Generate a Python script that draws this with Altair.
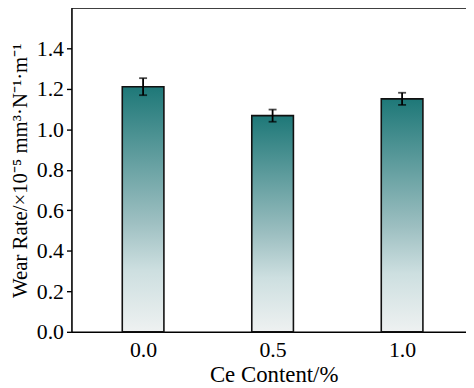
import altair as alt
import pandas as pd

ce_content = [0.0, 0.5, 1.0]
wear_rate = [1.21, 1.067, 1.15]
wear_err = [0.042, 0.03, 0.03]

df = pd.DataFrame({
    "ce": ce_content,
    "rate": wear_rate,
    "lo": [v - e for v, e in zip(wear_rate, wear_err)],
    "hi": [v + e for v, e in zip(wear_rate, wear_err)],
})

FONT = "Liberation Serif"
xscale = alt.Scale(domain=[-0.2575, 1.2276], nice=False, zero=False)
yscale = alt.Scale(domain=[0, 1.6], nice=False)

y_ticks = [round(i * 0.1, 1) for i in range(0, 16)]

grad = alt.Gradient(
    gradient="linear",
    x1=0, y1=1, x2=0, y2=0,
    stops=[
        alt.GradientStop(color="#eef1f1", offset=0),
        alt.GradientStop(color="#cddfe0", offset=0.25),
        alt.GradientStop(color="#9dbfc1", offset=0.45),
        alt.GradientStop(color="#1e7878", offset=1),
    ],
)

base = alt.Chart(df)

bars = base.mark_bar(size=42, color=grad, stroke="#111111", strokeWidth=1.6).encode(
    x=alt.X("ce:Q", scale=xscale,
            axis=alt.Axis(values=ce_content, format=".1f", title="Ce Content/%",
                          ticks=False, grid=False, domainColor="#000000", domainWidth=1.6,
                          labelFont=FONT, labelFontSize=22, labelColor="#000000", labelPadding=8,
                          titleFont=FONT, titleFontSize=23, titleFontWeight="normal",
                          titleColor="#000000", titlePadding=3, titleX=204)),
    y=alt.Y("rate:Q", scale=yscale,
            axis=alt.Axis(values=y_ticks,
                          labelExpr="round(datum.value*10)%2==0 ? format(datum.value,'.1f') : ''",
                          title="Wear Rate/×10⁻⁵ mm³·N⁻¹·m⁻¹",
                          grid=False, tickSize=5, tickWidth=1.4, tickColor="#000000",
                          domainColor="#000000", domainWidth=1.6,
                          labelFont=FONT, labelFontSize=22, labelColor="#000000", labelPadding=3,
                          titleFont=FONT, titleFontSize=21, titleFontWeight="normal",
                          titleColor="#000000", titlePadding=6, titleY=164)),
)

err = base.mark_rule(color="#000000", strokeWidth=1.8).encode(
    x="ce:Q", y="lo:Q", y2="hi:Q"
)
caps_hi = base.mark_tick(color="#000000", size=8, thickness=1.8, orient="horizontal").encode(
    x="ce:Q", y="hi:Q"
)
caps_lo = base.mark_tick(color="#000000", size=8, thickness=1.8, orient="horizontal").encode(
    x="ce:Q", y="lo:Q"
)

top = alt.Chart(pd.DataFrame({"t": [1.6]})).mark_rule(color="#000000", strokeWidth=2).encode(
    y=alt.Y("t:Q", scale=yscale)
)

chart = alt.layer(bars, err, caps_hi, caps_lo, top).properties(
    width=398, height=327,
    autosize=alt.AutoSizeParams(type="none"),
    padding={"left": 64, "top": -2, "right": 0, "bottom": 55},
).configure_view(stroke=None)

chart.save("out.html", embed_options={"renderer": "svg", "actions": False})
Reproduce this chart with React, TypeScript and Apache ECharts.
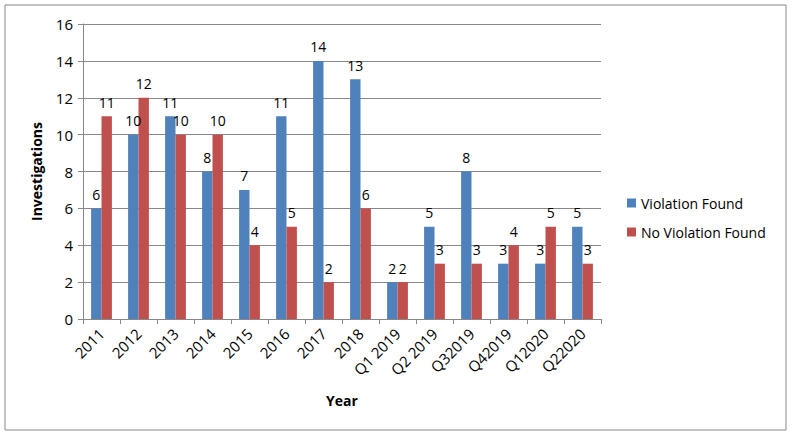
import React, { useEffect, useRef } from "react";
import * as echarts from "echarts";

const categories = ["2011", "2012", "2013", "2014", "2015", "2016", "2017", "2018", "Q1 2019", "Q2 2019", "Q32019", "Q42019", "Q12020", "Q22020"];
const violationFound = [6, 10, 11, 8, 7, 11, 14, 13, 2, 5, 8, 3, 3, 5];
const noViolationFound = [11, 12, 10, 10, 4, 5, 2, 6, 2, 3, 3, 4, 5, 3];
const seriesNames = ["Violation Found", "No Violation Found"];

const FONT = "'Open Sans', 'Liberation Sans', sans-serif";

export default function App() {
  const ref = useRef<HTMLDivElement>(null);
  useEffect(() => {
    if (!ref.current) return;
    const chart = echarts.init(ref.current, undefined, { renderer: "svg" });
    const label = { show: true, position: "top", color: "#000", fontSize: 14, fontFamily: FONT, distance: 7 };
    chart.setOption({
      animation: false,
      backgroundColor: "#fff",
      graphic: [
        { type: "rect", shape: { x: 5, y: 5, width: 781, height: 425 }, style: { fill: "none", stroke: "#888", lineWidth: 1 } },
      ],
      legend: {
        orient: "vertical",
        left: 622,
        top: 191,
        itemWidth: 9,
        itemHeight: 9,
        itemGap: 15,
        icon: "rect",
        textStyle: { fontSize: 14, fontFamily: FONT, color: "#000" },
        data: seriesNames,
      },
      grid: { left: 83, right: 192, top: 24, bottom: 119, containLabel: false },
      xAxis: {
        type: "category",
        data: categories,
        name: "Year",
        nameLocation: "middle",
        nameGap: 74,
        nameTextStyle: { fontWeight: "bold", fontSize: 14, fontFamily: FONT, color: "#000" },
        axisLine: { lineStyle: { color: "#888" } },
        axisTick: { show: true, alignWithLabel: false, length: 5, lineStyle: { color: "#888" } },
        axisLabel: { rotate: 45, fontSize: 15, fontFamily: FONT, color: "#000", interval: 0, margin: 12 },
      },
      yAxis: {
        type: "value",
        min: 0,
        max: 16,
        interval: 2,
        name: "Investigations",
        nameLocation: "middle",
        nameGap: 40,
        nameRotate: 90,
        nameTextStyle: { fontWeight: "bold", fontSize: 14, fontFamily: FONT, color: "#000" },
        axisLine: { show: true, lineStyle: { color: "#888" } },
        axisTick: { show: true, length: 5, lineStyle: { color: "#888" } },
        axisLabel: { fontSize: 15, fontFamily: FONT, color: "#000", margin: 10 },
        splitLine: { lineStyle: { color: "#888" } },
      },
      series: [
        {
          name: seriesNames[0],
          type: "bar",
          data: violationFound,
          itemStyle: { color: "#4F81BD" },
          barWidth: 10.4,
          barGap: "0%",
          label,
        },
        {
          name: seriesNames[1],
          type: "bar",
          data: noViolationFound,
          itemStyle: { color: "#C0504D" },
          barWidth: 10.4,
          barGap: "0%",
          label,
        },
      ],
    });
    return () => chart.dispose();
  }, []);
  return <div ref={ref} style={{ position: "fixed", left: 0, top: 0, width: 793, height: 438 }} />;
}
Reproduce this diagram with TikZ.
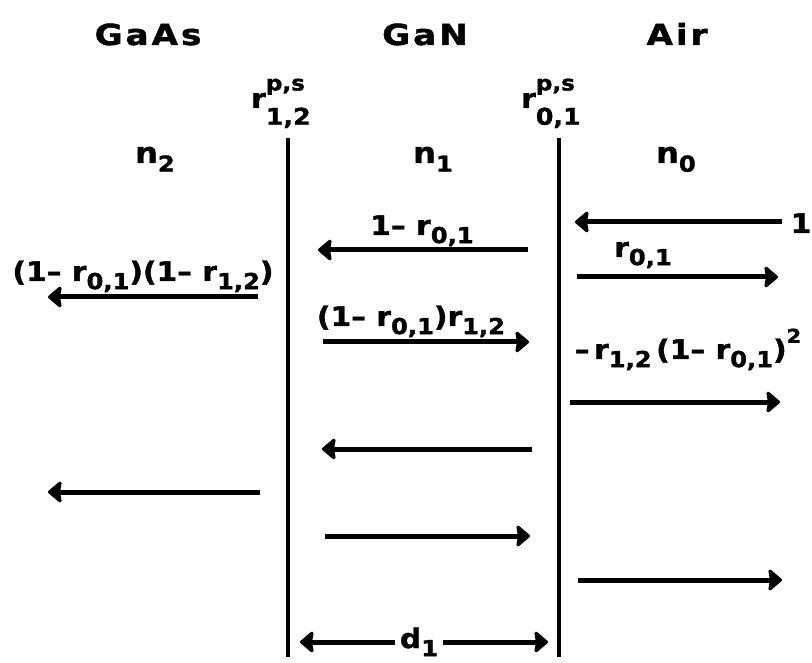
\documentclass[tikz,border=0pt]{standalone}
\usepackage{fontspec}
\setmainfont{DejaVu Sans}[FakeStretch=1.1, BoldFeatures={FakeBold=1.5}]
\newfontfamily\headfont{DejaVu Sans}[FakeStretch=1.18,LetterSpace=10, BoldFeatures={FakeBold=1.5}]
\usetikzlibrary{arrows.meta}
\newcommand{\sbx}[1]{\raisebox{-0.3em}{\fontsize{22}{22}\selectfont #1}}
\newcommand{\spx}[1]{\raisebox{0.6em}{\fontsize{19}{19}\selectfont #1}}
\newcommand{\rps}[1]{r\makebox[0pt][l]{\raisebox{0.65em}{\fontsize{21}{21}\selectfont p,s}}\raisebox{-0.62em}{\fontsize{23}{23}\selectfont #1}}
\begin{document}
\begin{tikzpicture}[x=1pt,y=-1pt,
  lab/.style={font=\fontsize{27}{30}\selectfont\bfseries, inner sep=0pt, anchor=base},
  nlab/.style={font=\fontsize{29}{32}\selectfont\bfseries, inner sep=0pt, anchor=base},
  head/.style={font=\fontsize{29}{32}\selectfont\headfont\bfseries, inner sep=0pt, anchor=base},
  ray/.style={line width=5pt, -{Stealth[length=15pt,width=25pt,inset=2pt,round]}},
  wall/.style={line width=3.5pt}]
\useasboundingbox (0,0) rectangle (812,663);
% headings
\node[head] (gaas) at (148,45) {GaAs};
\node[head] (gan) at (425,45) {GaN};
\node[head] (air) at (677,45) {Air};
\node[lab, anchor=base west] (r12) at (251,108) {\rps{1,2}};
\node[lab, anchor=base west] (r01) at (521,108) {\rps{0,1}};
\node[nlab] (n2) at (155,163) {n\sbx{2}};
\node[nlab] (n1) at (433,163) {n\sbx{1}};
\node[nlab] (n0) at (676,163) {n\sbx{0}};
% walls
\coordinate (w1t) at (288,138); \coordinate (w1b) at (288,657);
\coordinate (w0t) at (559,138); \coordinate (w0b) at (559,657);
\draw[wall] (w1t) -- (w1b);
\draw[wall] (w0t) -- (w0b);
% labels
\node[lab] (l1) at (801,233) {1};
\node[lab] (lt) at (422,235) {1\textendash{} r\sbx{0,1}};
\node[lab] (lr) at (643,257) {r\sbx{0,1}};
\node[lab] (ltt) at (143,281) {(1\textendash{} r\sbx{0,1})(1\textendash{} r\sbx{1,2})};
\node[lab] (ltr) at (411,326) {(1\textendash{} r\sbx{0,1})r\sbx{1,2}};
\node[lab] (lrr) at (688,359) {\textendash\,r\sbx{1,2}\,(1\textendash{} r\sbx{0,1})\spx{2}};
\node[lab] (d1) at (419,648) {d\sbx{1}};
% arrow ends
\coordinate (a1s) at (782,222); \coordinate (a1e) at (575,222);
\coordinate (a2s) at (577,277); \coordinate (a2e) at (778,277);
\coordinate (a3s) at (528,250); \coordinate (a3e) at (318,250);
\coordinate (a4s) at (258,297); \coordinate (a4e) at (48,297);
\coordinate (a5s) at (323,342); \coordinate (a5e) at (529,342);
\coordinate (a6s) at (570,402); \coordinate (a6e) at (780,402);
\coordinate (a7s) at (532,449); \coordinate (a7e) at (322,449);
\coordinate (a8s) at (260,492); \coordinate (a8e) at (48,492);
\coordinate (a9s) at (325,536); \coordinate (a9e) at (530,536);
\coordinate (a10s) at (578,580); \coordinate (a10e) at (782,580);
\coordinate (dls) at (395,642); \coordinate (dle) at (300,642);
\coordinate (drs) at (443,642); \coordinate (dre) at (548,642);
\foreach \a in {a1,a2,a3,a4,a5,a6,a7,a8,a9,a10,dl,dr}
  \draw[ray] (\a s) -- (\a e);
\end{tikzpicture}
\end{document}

----

## Your task
Reproduce the records above from their first line to the line bearing "base = alt.Chart(df)", both ends included, leaving every picture out.

## The answer
Generate a Python script that draws this with Altair.
import altair as alt
import pandas as pd

ce_content = [0.0, 0.5, 1.0]
wear_rate = [1.21, 1.067, 1.15]
wear_err = [0.042, 0.03, 0.03]

df = pd.DataFrame({
    "ce": ce_content,
    "rate": wear_rate,
    "lo": [v - e for v, e in zip(wear_rate, wear_err)],
    "hi": [v + e for v, e in zip(wear_rate, wear_err)],
})

FONT = "Liberation Serif"
xscale = alt.Scale(domain=[-0.2575, 1.2276], nice=False, zero=False)
yscale = alt.Scale(domain=[0, 1.6], nice=False)

y_ticks = [round(i * 0.1, 1) for i in range(0, 16)]

grad = alt.Gradient(
    gradient="linear",
    x1=0, y1=1, x2=0, y2=0,
    stops=[
        alt.GradientStop(color="#eef1f1", offset=0),
        alt.GradientStop(color="#cddfe0", offset=0.25),
        alt.GradientStop(color="#9dbfc1", offset=0.45),
        alt.GradientStop(color="#1e7878", offset=1),
    ],
)

base = alt.Chart(df)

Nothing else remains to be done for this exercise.